— GIVEN TASK —
Omit all images, then return the remaining material exactly as it stands.

— DATA BLOCK —
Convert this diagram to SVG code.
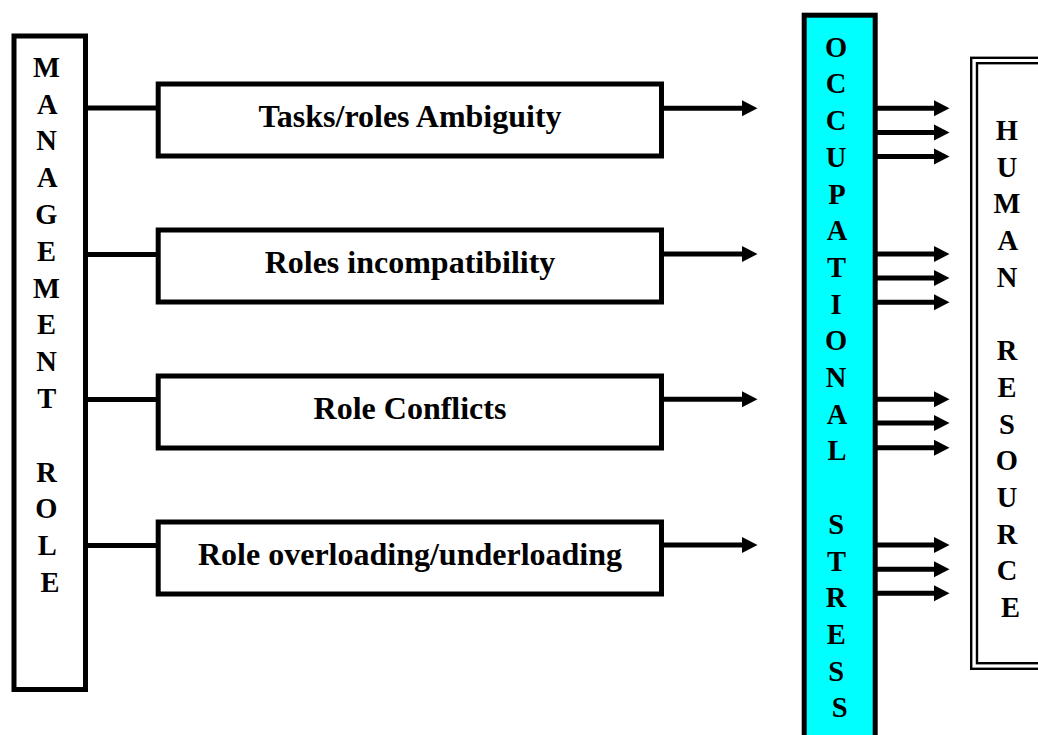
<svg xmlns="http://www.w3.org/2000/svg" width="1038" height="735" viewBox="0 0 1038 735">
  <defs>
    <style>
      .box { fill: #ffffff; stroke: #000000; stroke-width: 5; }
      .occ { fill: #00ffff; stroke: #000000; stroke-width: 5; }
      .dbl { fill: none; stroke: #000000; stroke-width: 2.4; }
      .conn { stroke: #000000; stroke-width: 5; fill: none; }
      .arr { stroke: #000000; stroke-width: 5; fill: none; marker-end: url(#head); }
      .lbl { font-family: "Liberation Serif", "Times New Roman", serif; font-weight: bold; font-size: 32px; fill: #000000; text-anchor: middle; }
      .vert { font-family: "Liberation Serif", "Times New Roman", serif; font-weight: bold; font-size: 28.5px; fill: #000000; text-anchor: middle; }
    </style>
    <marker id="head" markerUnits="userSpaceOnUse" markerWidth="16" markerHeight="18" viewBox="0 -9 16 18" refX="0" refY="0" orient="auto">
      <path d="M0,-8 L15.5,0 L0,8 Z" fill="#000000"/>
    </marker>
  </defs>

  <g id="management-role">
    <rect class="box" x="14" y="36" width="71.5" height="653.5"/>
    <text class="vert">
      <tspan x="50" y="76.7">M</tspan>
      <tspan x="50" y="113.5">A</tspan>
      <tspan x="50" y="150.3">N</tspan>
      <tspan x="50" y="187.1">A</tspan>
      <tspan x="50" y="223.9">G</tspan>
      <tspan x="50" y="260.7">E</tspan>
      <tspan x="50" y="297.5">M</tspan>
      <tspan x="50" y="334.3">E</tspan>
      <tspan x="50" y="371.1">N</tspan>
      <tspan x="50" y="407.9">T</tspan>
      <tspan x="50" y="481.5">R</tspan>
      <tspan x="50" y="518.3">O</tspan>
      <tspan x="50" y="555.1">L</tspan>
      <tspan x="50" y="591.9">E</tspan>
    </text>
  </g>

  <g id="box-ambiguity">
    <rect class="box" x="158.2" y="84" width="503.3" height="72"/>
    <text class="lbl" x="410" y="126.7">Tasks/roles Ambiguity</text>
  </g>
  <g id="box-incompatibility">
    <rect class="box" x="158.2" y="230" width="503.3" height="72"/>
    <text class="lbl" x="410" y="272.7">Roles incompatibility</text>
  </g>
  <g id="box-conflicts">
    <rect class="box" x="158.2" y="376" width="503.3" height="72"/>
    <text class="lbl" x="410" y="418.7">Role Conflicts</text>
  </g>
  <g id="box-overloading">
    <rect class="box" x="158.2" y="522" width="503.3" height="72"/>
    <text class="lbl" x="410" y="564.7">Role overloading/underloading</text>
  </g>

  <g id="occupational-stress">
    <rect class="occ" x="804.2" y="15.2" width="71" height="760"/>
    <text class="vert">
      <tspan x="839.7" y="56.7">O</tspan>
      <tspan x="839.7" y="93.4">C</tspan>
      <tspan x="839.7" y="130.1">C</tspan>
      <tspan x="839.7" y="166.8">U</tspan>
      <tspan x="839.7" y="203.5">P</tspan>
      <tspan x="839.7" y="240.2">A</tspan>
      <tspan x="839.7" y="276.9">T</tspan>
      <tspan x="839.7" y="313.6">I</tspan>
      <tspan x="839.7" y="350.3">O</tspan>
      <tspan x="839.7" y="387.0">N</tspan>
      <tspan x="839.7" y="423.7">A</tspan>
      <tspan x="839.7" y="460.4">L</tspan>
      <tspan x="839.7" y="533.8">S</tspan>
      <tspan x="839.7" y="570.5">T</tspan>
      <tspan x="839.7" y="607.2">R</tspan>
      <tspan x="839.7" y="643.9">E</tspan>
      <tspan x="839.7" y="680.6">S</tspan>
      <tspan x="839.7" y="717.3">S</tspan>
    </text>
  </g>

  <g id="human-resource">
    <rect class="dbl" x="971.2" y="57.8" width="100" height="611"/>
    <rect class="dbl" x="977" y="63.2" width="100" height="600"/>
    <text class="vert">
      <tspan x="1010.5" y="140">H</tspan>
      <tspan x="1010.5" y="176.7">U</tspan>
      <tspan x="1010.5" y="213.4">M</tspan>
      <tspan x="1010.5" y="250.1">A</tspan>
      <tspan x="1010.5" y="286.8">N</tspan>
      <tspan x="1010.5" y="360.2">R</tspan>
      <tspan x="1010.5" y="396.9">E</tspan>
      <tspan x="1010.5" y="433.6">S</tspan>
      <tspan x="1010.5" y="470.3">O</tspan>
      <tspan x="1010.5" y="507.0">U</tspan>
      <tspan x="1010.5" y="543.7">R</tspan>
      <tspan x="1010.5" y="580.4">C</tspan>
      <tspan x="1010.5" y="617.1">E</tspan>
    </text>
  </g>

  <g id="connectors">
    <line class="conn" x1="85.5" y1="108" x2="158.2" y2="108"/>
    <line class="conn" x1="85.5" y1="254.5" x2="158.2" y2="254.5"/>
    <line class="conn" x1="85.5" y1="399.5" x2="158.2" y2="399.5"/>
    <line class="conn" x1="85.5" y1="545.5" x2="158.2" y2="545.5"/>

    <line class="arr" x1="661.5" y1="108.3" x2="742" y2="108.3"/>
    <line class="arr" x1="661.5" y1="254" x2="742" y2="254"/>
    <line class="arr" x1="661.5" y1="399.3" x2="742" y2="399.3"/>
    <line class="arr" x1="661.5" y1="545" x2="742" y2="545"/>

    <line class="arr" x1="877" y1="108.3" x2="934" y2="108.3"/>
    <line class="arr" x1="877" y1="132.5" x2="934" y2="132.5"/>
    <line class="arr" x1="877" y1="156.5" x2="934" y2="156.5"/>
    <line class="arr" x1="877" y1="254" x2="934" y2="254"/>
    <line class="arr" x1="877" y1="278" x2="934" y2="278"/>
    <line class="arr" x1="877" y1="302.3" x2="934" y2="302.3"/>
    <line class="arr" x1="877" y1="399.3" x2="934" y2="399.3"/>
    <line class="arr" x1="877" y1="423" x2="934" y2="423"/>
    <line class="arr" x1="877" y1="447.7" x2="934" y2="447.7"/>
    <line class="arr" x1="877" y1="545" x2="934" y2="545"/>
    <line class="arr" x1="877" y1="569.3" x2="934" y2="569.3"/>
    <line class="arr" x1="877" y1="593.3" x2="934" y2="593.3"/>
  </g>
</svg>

— WRITTEN RESPONSE —
Convert this diagram to SVG code.
<svg xmlns="http://www.w3.org/2000/svg" width="1038" height="735" viewBox="0 0 1038 735">
  <defs>
    <style>
      .box { fill: #ffffff; stroke: #000000; stroke-width: 5; }
      .occ { fill: #00ffff; stroke: #000000; stroke-width: 5; }
      .dbl { fill: none; stroke: #000000; stroke-width: 2.4; }
      .conn { stroke: #000000; stroke-width: 5; fill: none; }
      .arr { stroke: #000000; stroke-width: 5; fill: none; marker-end: url(#head); }
      .lbl { font-family: "Liberation Serif", "Times New Roman", serif; font-weight: bold; font-size: 32px; fill: #000000; text-anchor: middle; }
      .vert { font-family: "Liberation Serif", "Times New Roman", serif; font-weight: bold; font-size: 28.5px; fill: #000000; text-anchor: middle; }
    </style>
    <marker id="head" markerUnits="userSpaceOnUse" markerWidth="16" markerHeight="18" viewBox="0 -9 16 18" refX="0" refY="0" orient="auto">
      <path d="M0,-8 L15.5,0 L0,8 Z" fill="#000000"/>
    </marker>
  </defs>

  <g id="management-role">
    <rect class="box" x="14" y="36" width="71.5" height="653.5"/>
    <text class="vert">
      <tspan x="50" y="76.7">M</tspan>
      <tspan x="50" y="113.5">A</tspan>
      <tspan x="50" y="150.3">N</tspan>
      <tspan x="50" y="187.1">A</tspan>
      <tspan x="50" y="223.9">G</tspan>
      <tspan x="50" y="260.7">E</tspan>
      <tspan x="50" y="297.5">M</tspan>
      <tspan x="50" y="334.3">E</tspan>
      <tspan x="50" y="371.1">N</tspan>
      <tspan x="50" y="407.9">T</tspan>
      <tspan x="50" y="481.5">R</tspan>
      <tspan x="50" y="518.3">O</tspan>
      <tspan x="50" y="555.1">L</tspan>
      <tspan x="50" y="591.9">E</tspan>
    </text>
  </g>

  <g id="box-ambiguity">
    <rect class="box" x="158.2" y="84" width="503.3" height="72"/>
    <text class="lbl" x="410" y="126.7">Tasks/roles Ambiguity</text>
  </g>
  <g id="box-incompatibility">
    <rect class="box" x="158.2" y="230" width="503.3" height="72"/>
    <text class="lbl" x="410" y="272.7">Roles incompatibility</text>
  </g>
  <g id="box-conflicts">
    <rect class="box" x="158.2" y="376" width="503.3" height="72"/>
    <text class="lbl" x="410" y="418.7">Role Conflicts</text>
  </g>
  <g id="box-overloading">
    <rect class="box" x="158.2" y="522" width="503.3" height="72"/>
    <text class="lbl" x="410" y="564.7">Role overloading/underloading</text>
  </g>

  <g id="occupational-stress">
    <rect class="occ" x="804.2" y="15.2" width="71" height="760"/>
    <text class="vert">
      <tspan x="839.7" y="56.7">O</tspan>
      <tspan x="839.7" y="93.4">C</tspan>
      <tspan x="839.7" y="130.1">C</tspan>
      <tspan x="839.7" y="166.8">U</tspan>
      <tspan x="839.7" y="203.5">P</tspan>
      <tspan x="839.7" y="240.2">A</tspan>
      <tspan x="839.7" y="276.9">T</tspan>
      <tspan x="839.7" y="313.6">I</tspan>
      <tspan x="839.7" y="350.3">O</tspan>
      <tspan x="839.7" y="387.0">N</tspan>
      <tspan x="839.7" y="423.7">A</tspan>
      <tspan x="839.7" y="460.4">L</tspan>
      <tspan x="839.7" y="533.8">S</tspan>
      <tspan x="839.7" y="570.5">T</tspan>
      <tspan x="839.7" y="607.2">R</tspan>
      <tspan x="839.7" y="643.9">E</tspan>
      <tspan x="839.7" y="680.6">S</tspan>
      <tspan x="839.7" y="717.3">S</tspan>
    </text>
  </g>

  <g id="human-resource">
    <rect class="dbl" x="971.2" y="57.8" width="100" height="611"/>
    <rect class="dbl" x="977" y="63.2" width="100" height="600"/>
    <text class="vert">
      <tspan x="1010.5" y="140">H</tspan>
      <tspan x="1010.5" y="176.7">U</tspan>
      <tspan x="1010.5" y="213.4">M</tspan>
      <tspan x="1010.5" y="250.1">A</tspan>
      <tspan x="1010.5" y="286.8">N</tspan>
      <tspan x="1010.5" y="360.2">R</tspan>
      <tspan x="1010.5" y="396.9">E</tspan>
      <tspan x="1010.5" y="433.6">S</tspan>
      <tspan x="1010.5" y="470.3">O</tspan>
      <tspan x="1010.5" y="507.0">U</tspan>
      <tspan x="1010.5" y="543.7">R</tspan>
      <tspan x="1010.5" y="580.4">C</tspan>
      <tspan x="1010.5" y="617.1">E</tspan>
    </text>
  </g>

  <g id="connectors">
    <line class="conn" x1="85.5" y1="108" x2="158.2" y2="108"/>
    <line class="conn" x1="85.5" y1="254.5" x2="158.2" y2="254.5"/>
    <line class="conn" x1="85.5" y1="399.5" x2="158.2" y2="399.5"/>
    <line class="conn" x1="85.5" y1="545.5" x2="158.2" y2="545.5"/>

    <line class="arr" x1="661.5" y1="108.3" x2="742" y2="108.3"/>
    <line class="arr" x1="661.5" y1="254" x2="742" y2="254"/>
    <line class="arr" x1="661.5" y1="399.3" x2="742" y2="399.3"/>
    <line class="arr" x1="661.5" y1="545" x2="742" y2="545"/>

    <line class="arr" x1="877" y1="108.3" x2="934" y2="108.3"/>
    <line class="arr" x1="877" y1="132.5" x2="934" y2="132.5"/>
    <line class="arr" x1="877" y1="156.5" x2="934" y2="156.5"/>
    <line class="arr" x1="877" y1="254" x2="934" y2="254"/>
    <line class="arr" x1="877" y1="278" x2="934" y2="278"/>
    <line class="arr" x1="877" y1="302.3" x2="934" y2="302.3"/>
    <line class="arr" x1="877" y1="399.3" x2="934" y2="399.3"/>
    <line class="arr" x1="877" y1="423" x2="934" y2="423"/>
    <line class="arr" x1="877" y1="447.7" x2="934" y2="447.7"/>
    <line class="arr" x1="877" y1="545" x2="934" y2="545"/>
    <line class="arr" x1="877" y1="569.3" x2="934" y2="569.3"/>
    <line class="arr" x1="877" y1="593.3" x2="934" y2="593.3"/>
  </g>
</svg>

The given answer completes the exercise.